Tue. May 30th, 2023
The silhouette of three camels at sunset.

A newly identified form of prion disease may have been quietly spreading in the brains of African camels for decades, according to a report published in the June issue Emerging infectious diseases.

The spread of the new, deadly neurodegenerative disease – similar to the well-known “mad cow disease” caused by misfolded proteins in the brain – is a major concern for communities and public health. There are tens of millions of camels in Africa in a rapidly evolving camel farming system. The animals are crucial sources of meat, milk and transportation for millions of people there. But perhaps most worryingly, prion diseases are known to spread across species, potentially posing a disease risk to consumers.

This “makes it necessary to assess the risk to humans and develop evidence-based policies to control and limit the spread of the disease in animals and minimize human exposure,” conclude the authors of the new report.

The Italian and Algerian researchers behind the report were first made aware of the new prion disease after reports from slaughterhouses described camels with telltale neurological symptoms. These include tremors, aggressiveness (biting and kicking), hyperactivity, marked up and down movements of the head, hesitation and faltering gait, loss of limb control, occasional falls, and difficulty getting up. The researchers confirmed the suspicion after inspecting three camel brains collected from symptomatic animals arriving at a slaughterhouse in Ouargla, Algeria. All three had clear signs of prion deposition and damage.

In general, prions are infectious, malformed versions of the normal prion protein (PRNP), which functions on the outside of healthy cells in the brain. The gnarled versions cause normal prion proteins to deform and malfunction, creating a cascade that leads to telltale clumps of twisted proteins. This leads to progressive damage, characterized by a spongy appearance of brain tissue and behavioral symptoms.

But that wasn’t all researchers saw in their camel samples. They also collected lymph tissue from one of the camels and found that it also showed signs of prion disease. In other types of prion disease, infectious proteins zooming around the lymphatic system suggest that the disease is contagious and jumps from animal to animal. Although they only had lymph tissue from one animal, they found evidence of prion disease in every lymph node they tested, raising concerns that the disease was being spread by another animal.

Looking further at the slaughterhouse data, the researchers found more reports of similarly sick camels.

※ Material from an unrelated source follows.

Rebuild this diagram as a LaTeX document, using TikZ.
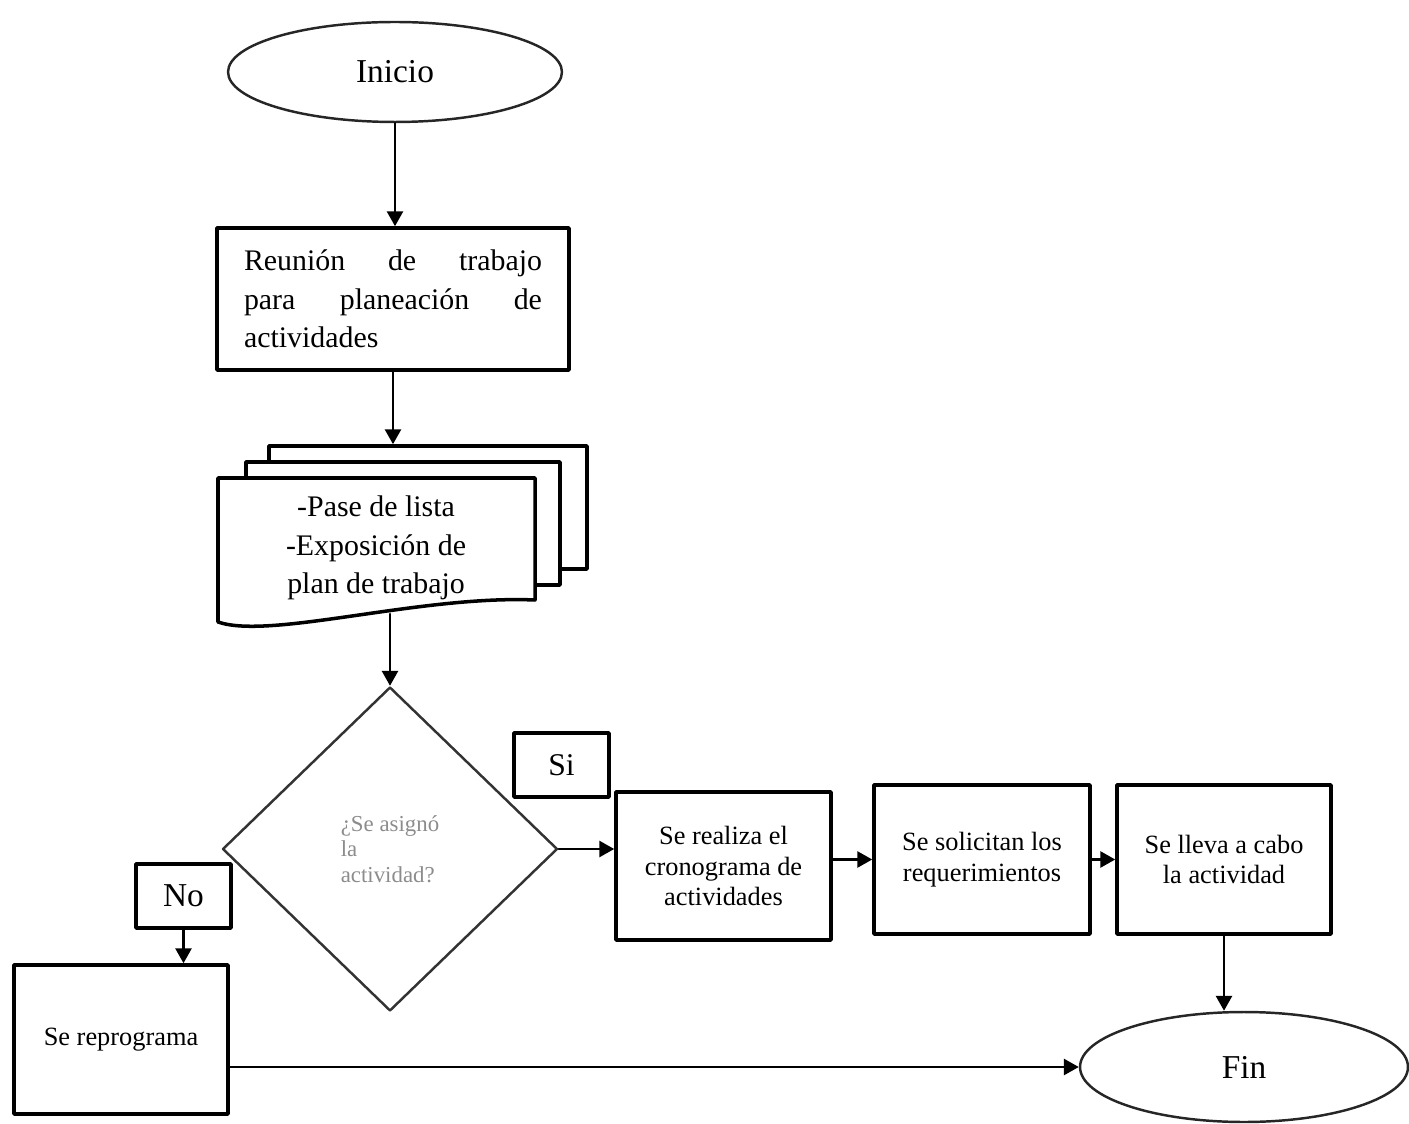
\documentclass[tikz,border=0pt]{standalone}
\usepackage{fontspec}
\setmainfont{Liberation Serif}
\usetikzlibrary{shapes.geometric, arrows.meta}

\begin{document}
\begin{tikzpicture}[x=0.02cm, y=-0.02cm, line cap=round, line join=round,
    >={Triangle[length=0.3cm, width=0.32cm]},
    caja/.style={draw, line width=2pt, fill=white, inner sep=0pt, align=center, font=\fontsize{15}{17.5}\selectfont},
    hoja/.style={draw, line width=2pt, fill=white, inner sep=0pt, minimum height=2.46cm},
    elipse/.style={ellipse, draw=black!85, line width=1.4pt, inner sep=0pt, font=\fontsize{19}{22}\selectfont},
    flecha/.style={->, line width=1.6pt}]

    % Page size
    \useasboundingbox (0,0) rectangle (1409,1124);

    % Start
    \node[elipse, minimum width=6.68cm, minimum height=2cm] (inicio) at (395,72) {Inicio};

    % Planning meeting
    \node[caja, minimum width=7.04cm, minimum height=2.84cm, text width=5.96cm, align=justify,
        font=\fontsize{17}{22}\selectfont] (reunion) at (393,299)
        {Reunión de trabajo\linebreak para planeación de\linebreak actividades};

    % Document stack
    \node[hoja, minimum width=6.36cm] (hoja3) at (428,507.5) {};
    \node[hoja, minimum width=6.28cm] (hoja2) at (403,523.5) {};
    \draw[line width=2pt, fill=white] (218,478) -- (535,478) -- (535,600)
        .. controls (420,595) and (270,640) .. (218,622) -- cycle;
    \node[align=center, font=\fontsize{17}{22}\selectfont] (lista) at (376,548)
        {-Pase de lista\\-Exposición de\\plan de trabajo};
    \coordinate (ola) at (390,614);

    % Decision
    \node[diamond, draw=black!80, line width=1.4pt, minimum width=6.7cm, minimum height=6.48cm,
        inner sep=0pt, align=left, text=black!45, font=\fontsize{13}{14.5}\selectfont] (asigno) at (390,849)
        {¿Se asignó\\la\\actividad?};
    \node[caja, minimum width=1.9cm, minimum height=1.28cm, font=\fontsize{18}{22}\selectfont] (si) at (561.5,765) {Si};
    \node[caja, minimum width=1.9cm, minimum height=1.28cm, font=\fontsize{19}{22}\selectfont] (no) at (183.5,896) {No};

    % Steps
    \node[caja, minimum width=4.3cm, minimum height=2.96cm] (crono) at (723.5,866)
        {Se realiza el\\cronograma de\\actividades};
    \node[caja, minimum width=4.32cm, minimum height=2.98cm] (solicitan) at (982,859.5)
        {Se solicitan los\\requerimientos};
    \node[caja, minimum width=4.28cm, minimum height=2.98cm] (lleva) at (1224,859.5)
        {Se lleva a cabo\\la actividad};
    \node[caja, minimum width=4.28cm, minimum height=2.98cm] (repro) at (121,1039.5) {Se reprograma};

    % End
    \node[elipse, minimum width=6.56cm, minimum height=2.2cm] (fin) at (1244,1067) {Fin};

    % Connectors
    \draw[flecha] (inicio.south) -- (inicio.south |- reunion.north);
    \draw[flecha] (reunion.south) -- (reunion.south |- hoja3.north);
    \draw[flecha] (ola) -- (asigno.north);
    \draw[flecha] (asigno.east) -- (asigno.east -| crono.west);
    \draw[flecha] (solicitan.west -| crono.east) -- (solicitan.west);
    \draw[flecha] (solicitan.east) -- (lleva.west);
    \draw[flecha] (lleva.south) -- (lleva.south |- fin.north);
    \draw[flecha] (no.south) -- (no.south |- repro.north);
    \draw[flecha] (repro.east |- fin.west) -- (fin.west);

\end{tikzpicture}
\end{document}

In 2015, 20 out of 937 camels showed the neurological symptoms, while 51 out of 1,322 did in 2016. That suggests a prevalence of about 3 percent. And reports from camel breeders and slaughterhouse workers suggested such cases date back to the 1980s.

disease madness

Harking back to the 1980s raises some eyebrows related to the timing of a new prion disease epidemic. Prions cause a variety of diseases in other animals, including Creutzfeldt-Jakob disease (a prion disease in humans), scrapie (affecting sheep and goats), and chronic wasting disease (found in mule deer, elk, and reindeer). But the most well-known is bovine spongiform encephalopathy (BSE, also known as mad cow disease). A massive BSE epidemic began in 1986 in the UK, eventually leading health experts to diagnose more than 180,000 cattle with the deadly disease and slaughter millions more in eradication, costing an estimated $7.1 billion in total.

In contrast to the situation with camel prion disease, BSE does not jump easily from animal to animal. Experts instead blamed the spread of the disease on contaminated feed. At that time it was common to grind cow remains into a protein-rich powder and add it to the feed of other cows. If the powder came from cows that were sick with BSE, it could contain infectious prions, regardless of how the feed was treated. Prions are resistant to heat, radiation, enzymes that normally break down proteins, and protein-altering chemicals, such as formaldehyde.

Likewise, humans (and some other animals, such as cats) who ate meat from infected livestock can also get the disease. According to the US Food and Drug Administration, an estimated 231 people worldwide have become ill with a deadly prion disease linked to the consumption of contaminated beef. The use of beef protein in animal feed was banned in the US, UK and elsewhere during the epidemic.

Although molecular data showed that the camels had prions that appeared slightly different from those in BSE, the researchers could not rule out that the camels’ prion disease originated in BSE-contaminated meat from abroad.

For now it’s too early to say. “The Origin of [camel prion disease] is unknown,” they conclude. “It could be a disease unique to dromedaries or a disease resulting from the transmission of a prion disease from another species.” They also note that camels tend to seek out the “widespread” waste dumps in the Sahara, near oil extraction plants. It also cannot be ruled out that they ate prion-contaminated waste, the authors note.

Regardless of its origin, the researchers say the disease requires “urgent” surveillance and further research to reduce risks to humans and animals.

Emerging infectious diseases2018. DOI:10.3201/eid2406.172007 (About DOIs).